The façade of the Sackler Museum, built to receive an aerial connector from the Fogg. CHRISTOPHER S. JOHNSON

Museums Ponder Missing Link

When construction of the Arthur M. Sackler Museum began in 1982, just across Broadway from the Fogg Art Museum, officials of the art museums confidently thought they would build an aerial connector spanning the street and joining the two buildings. James Stirling, the Sackler's British architect, made a design for a pedestrian gallery-bridge of generous proportions. The aspiration to construct it accounts for the existence of the square potential opening and the two stout support columns that have stood at the front of the Sackler, unemployed, since the building opened.

Neighborhood opposition and balky city permitters quashed the connector, with the inconvenient result that objects being moved from one museum to the other have to be taken outdoors. But a connection may yet be made.

The museums have just begun to develop a master plan for the future of their complex, says James Cuno, Ph.D. '85, professor of fine arts and Cabot director of the University Art Museums. "We are in the exploring phase with ourselves and our architect, to determine what our needs are and what we might do."
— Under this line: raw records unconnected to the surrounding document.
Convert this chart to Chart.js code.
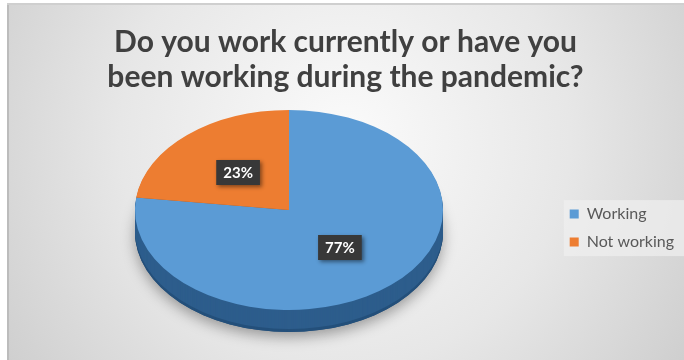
<!DOCTYPE html>
<html>
<head>
<meta charset="utf-8">
<script src="https://cdn.jsdelivr.net/npm/chart.js@4.4.1/dist/chart.umd.min.js"></script>
<style>
    html, body { margin: 0; padding: 0; background: #ffffff; }
    #wrap { position: relative; width: 684px; height: 360px; }
</style>
</head>
<body>
<div id="wrap"><canvas id="workChart"></canvas></div>
<script>
const categories = ['Working', 'Not working'];
const shares = [77, 23];
const sliceColors = ['#5b9bd5', '#ed7d31'];
const sideColors = ['#2d5d8c', '#a5521c'];
const titleLines = ['Do you work currently or have you', 'been working during the pandemic?'];

// where the tilted pie sits on the page
const PIE = { x: 289, y: 210, rx: 154, ry: 100, depth: 22 };
let squash = null;

const tiltPlugin = {
    id: 'tilt',
    beforeDraw(chart) {
        let ctx = chart.ctx;
        let w = chart.width, h = chart.height;
        ctx.save();
        ctx.fillStyle = '#ffffff';
        ctx.fillRect(0, 0, w, h);
        let grad = ctx.createRadialGradient(345, 140, 10, 345, 140, 440);
        grad.addColorStop(0, '#fafafa');
        grad.addColorStop(0.5, '#e7e7e7');
        grad.addColorStop(1, '#cacaca');
        ctx.fillStyle = grad;
        ctx.fillRect(7, 4, w - 7, h - 4);
        ctx.fillStyle = '#bcbcbc';
        ctx.fillRect(7, 4, 2, h - 4);
        ctx.fillStyle = '#cfcfcf';
        ctx.fillRect(7, 3, w - 7, 2);

        // pale panel behind the legend
        let boxes = chart.legend.legendHitBoxes;
        if (boxes && boxes.length) {
            let left = Math.min(...boxes.map(b => b.left)) - 6;
            let top = Math.min(...boxes.map(b => b.top)) - 6;
            let bottom = Math.max(...boxes.map(b => b.top + b.height)) + 6;
            ctx.fillStyle = 'rgba(240,240,240,0.7)';
            ctx.fillRect(left, top, w - left, bottom - top);
        }
        ctx.restore();
    },
    beforeDatasetsDraw(chart) {
        let ctx = chart.ctx;
        let arcs = chart.getDatasetMeta(0).data;
        let cx = arcs[0].x, cy = arcs[0].y, r = arcs[0].outerRadius;
        let sx = PIE.rx / r, sy = PIE.ry / r;
        squash = { cx: cx, cy: cy, sx: sx, sy: sy };

        ctx.save();
        // soft shadow under the disc
        ctx.save();
        ctx.translate(PIE.x, PIE.y + PIE.depth);
        ctx.scale(sx, sy);
        ctx.shadowColor = 'rgba(0,0,0,0.35)';
        ctx.shadowBlur = 14;
        ctx.shadowOffsetY = 5;
        ctx.beginPath();
        ctx.arc(0, 0, r, 0, Math.PI * 2);
        ctx.fillStyle = '#234d77';
        ctx.fill();
        ctx.restore();

        // side wall, stacked slices going up
        for (let d = PIE.depth; d > 0; d--) {
            ctx.save();
            ctx.translate(PIE.x, PIE.y + d);
            ctx.scale(sx, sy);
            arcs.forEach((arc, i) => {
                ctx.beginPath();
                ctx.moveTo(0, 0);
                ctx.arc(0, 0, r, arc.startAngle, arc.endAngle);
                ctx.closePath();
                ctx.fillStyle = d > PIE.depth - 3 ? '#24507b' : sideColors[i];
                ctx.fill();
            });
            ctx.restore();
        }

        // top face gets drawn by chart.js inside this transform
        ctx.translate(PIE.x, PIE.y);
        ctx.scale(sx, sy);
        ctx.translate(-cx, -cy);
    },
    afterDatasetsDraw(chart) {
        let ctx = chart.ctx;
        ctx.restore();
        let arcs = chart.getDatasetMeta(0).data;
        ctx.save();
        ctx.font = 'bold 15px Lato';
        ctx.textAlign = 'center';
        ctx.textBaseline = 'middle';
        arcs.forEach((arc, i) => {
            let p = arc.getCenterPoint();
            let x = PIE.x + (p.x - squash.cx) * squash.sx;
            let y = PIE.y + (p.y - squash.cy) * squash.sy;
            let txt = shares[i] + '%';
            let bw = ctx.measureText(txt).width + 14, bh = 25;
            ctx.shadowColor = 'rgba(0,0,0,0.45)';
            ctx.shadowBlur = 4;
            ctx.shadowOffsetX = 2;
            ctx.shadowOffsetY = 2;
            ctx.fillStyle = '#383838';
            ctx.fillRect(x - bw / 2, y - bh / 2, bw, bh);
            ctx.shadowColor = 'transparent';
            ctx.fillStyle = '#ffffff';
            ctx.fillText(txt, x, y + 1);
        });
        ctx.restore();
    }
};

let ctx = document.getElementById('workChart');
let chart = new Chart(ctx, {
    type: 'pie',
    data: {
        labels: categories,
        datasets: [
            {
                data: shares,
                backgroundColor: sliceColors,
                borderWidth: 0,
                hoverOffset: 0
            }
        ]
    },
    options: {
        maintainAspectRatio: false,
        responsive: true,
        animation: false,
        events: [],
        layout: { padding: { left: 7, top: 4 } },
        plugins: {
            title: {
                display: true,
                text: titleLines,
                color: '#404040',
                font: { family: 'Lato', size: 30, weight: 'bold', lineHeight: 1.17 },
                padding: { top: 21, bottom: 1 }
            },
            legend: {
                position: 'right',
                fullSize: false,
                labels: {
                    boxWidth: 9,
                    boxHeight: 9,
                    padding: 12,
                    color: '#595959',
                    font: { family: 'Lato', size: 16 }
                }
            },
            tooltip: { enabled: false }
        }
    },
    plugins: [tiltPlugin]
});
</script>
</body>
</html>
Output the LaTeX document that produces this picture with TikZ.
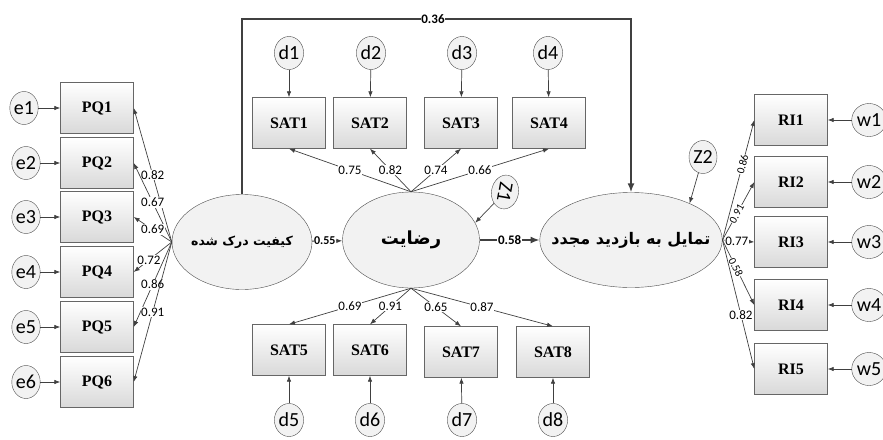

The project architect is Renzo Piano, of Genoa, Italy, this year's winner of architecture's highest honor, the Pritzker Prize. One of the structural possibilities that he is considering is an underground link between the Fogg and Busch-Reisinger Museums and the Sackler. (Harvard suggested this would be too costly and impractical back in the 1980s when opponents of the sky bridge proposed such a thing.) "We won't be ready until late fall or the turn of the year," says Cuno, "to begin the public process of negotiations with the neighborhood."